• SUPPLIED DATA
* Begin *

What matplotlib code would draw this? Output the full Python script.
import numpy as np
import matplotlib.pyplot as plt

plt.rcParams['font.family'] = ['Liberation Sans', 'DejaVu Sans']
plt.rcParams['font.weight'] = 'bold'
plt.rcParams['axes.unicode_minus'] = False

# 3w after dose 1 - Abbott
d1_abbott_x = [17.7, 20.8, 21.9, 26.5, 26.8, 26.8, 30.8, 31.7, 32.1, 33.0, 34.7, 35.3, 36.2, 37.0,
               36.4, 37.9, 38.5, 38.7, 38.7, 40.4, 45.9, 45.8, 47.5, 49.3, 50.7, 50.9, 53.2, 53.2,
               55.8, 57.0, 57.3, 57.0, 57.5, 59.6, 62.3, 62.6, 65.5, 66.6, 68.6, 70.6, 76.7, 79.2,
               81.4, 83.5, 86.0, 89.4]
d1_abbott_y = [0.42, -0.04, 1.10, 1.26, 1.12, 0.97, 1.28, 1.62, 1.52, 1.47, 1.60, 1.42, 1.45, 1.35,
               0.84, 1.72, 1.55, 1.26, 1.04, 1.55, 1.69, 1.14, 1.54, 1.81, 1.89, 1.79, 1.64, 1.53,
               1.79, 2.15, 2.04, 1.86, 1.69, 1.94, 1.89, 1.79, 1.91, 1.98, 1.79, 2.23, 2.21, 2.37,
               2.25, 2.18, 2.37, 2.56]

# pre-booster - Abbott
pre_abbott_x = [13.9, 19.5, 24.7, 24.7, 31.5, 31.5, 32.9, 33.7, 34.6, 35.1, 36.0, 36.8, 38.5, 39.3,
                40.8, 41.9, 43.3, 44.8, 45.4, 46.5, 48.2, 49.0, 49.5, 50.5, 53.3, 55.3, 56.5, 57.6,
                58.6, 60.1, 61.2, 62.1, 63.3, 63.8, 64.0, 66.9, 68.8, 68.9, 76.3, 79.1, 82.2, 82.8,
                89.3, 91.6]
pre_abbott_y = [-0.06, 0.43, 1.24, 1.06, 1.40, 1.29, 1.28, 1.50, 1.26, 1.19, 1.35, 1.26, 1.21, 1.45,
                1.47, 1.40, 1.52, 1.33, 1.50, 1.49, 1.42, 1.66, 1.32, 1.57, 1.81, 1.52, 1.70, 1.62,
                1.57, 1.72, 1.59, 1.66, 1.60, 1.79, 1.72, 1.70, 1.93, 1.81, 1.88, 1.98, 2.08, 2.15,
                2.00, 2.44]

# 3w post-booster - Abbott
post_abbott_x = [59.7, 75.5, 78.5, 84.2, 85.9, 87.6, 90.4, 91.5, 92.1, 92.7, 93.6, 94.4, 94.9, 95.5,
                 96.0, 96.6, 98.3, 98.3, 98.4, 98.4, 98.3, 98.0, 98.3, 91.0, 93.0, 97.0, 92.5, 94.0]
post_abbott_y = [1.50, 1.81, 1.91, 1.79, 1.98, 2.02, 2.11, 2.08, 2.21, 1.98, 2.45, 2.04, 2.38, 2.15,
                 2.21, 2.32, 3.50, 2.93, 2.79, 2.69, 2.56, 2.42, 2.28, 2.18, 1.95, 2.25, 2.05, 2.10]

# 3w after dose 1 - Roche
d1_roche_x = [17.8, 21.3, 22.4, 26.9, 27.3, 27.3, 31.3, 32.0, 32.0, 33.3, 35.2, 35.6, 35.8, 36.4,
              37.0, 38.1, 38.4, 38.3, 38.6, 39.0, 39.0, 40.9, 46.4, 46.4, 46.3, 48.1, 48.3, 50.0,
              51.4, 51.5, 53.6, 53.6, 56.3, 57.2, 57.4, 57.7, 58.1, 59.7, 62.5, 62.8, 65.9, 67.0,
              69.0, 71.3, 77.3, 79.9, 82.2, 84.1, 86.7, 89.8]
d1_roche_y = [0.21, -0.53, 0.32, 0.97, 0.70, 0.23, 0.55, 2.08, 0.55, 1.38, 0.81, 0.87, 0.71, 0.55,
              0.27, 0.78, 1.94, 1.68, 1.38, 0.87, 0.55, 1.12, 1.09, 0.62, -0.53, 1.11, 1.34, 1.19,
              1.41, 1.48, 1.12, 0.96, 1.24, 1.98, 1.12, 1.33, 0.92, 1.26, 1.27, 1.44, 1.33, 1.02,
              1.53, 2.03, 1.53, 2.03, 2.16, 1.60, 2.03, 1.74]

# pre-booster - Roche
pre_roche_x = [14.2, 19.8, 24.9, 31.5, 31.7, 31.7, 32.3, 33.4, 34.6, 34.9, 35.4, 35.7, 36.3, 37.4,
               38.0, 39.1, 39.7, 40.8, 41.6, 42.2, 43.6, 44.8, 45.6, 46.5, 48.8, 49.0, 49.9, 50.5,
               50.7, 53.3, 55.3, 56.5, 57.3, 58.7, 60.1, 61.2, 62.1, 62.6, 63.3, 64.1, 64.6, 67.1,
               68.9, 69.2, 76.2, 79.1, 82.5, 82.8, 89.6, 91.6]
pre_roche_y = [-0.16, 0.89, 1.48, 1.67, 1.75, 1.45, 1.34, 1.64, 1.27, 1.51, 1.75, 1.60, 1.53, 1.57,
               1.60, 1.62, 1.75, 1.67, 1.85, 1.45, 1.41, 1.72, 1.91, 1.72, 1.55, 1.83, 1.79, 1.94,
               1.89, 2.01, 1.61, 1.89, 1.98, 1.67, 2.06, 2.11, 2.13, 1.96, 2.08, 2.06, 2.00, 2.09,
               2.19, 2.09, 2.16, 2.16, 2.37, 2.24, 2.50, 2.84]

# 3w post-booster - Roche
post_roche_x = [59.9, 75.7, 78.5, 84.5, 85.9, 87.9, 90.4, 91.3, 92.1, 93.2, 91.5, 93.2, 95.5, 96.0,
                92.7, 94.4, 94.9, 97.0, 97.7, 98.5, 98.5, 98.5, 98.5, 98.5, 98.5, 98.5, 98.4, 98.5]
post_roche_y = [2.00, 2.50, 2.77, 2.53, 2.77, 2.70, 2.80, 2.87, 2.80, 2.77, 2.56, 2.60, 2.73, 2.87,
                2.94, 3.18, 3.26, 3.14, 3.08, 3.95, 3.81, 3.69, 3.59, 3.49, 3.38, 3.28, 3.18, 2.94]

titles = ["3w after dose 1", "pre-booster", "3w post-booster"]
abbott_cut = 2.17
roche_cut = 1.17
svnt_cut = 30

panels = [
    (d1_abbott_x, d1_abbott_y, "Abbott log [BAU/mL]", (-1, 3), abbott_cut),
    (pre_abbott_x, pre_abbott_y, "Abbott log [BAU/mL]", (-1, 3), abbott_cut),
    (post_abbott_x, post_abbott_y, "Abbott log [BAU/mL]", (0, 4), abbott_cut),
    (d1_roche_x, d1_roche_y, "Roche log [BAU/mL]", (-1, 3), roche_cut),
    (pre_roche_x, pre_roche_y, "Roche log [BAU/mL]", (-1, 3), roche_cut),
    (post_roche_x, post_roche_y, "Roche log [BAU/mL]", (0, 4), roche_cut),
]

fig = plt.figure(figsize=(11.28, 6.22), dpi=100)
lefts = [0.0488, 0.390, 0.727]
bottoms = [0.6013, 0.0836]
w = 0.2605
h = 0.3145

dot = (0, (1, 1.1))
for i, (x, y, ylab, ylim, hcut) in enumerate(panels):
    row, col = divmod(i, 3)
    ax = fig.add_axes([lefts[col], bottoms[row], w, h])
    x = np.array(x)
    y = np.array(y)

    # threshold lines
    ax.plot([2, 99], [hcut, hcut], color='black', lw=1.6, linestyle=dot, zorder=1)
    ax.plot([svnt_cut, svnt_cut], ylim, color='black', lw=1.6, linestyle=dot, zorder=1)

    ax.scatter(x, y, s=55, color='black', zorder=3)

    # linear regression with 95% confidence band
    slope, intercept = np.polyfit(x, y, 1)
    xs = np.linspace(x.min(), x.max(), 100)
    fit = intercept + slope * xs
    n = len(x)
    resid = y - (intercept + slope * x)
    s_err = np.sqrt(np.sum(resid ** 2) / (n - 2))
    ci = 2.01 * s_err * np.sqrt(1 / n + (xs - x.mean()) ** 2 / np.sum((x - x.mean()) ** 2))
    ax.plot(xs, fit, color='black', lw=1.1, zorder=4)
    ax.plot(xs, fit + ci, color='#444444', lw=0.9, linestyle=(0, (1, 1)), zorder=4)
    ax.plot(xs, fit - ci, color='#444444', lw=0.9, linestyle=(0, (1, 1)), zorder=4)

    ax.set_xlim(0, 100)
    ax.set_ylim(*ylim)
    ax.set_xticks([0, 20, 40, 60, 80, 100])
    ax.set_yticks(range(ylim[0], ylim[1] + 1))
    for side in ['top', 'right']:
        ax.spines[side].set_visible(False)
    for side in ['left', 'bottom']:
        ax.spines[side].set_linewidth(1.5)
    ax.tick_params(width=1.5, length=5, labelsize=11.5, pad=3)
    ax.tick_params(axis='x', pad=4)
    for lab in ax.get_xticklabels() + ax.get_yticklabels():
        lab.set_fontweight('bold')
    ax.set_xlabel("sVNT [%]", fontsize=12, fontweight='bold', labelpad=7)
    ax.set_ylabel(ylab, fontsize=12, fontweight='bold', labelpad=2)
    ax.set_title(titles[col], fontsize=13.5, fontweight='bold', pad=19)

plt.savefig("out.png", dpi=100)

* End *
* Begin *

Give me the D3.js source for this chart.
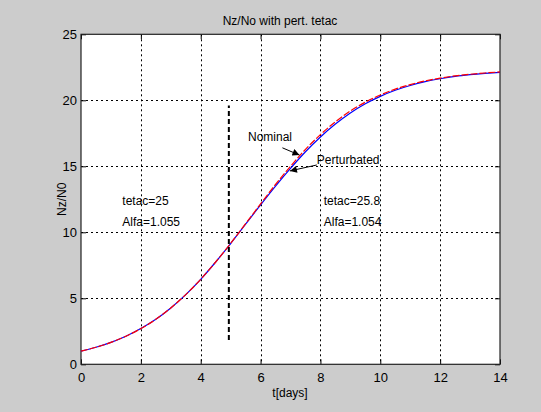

* End *

• EXERCISE DESCRIPTION
In the material above, find each line that contains the word "this", and select it.

• EXERCISE RESULT
What matplotlib code would draw this? Output the full Python script.
Give me the D3.js source for this chart.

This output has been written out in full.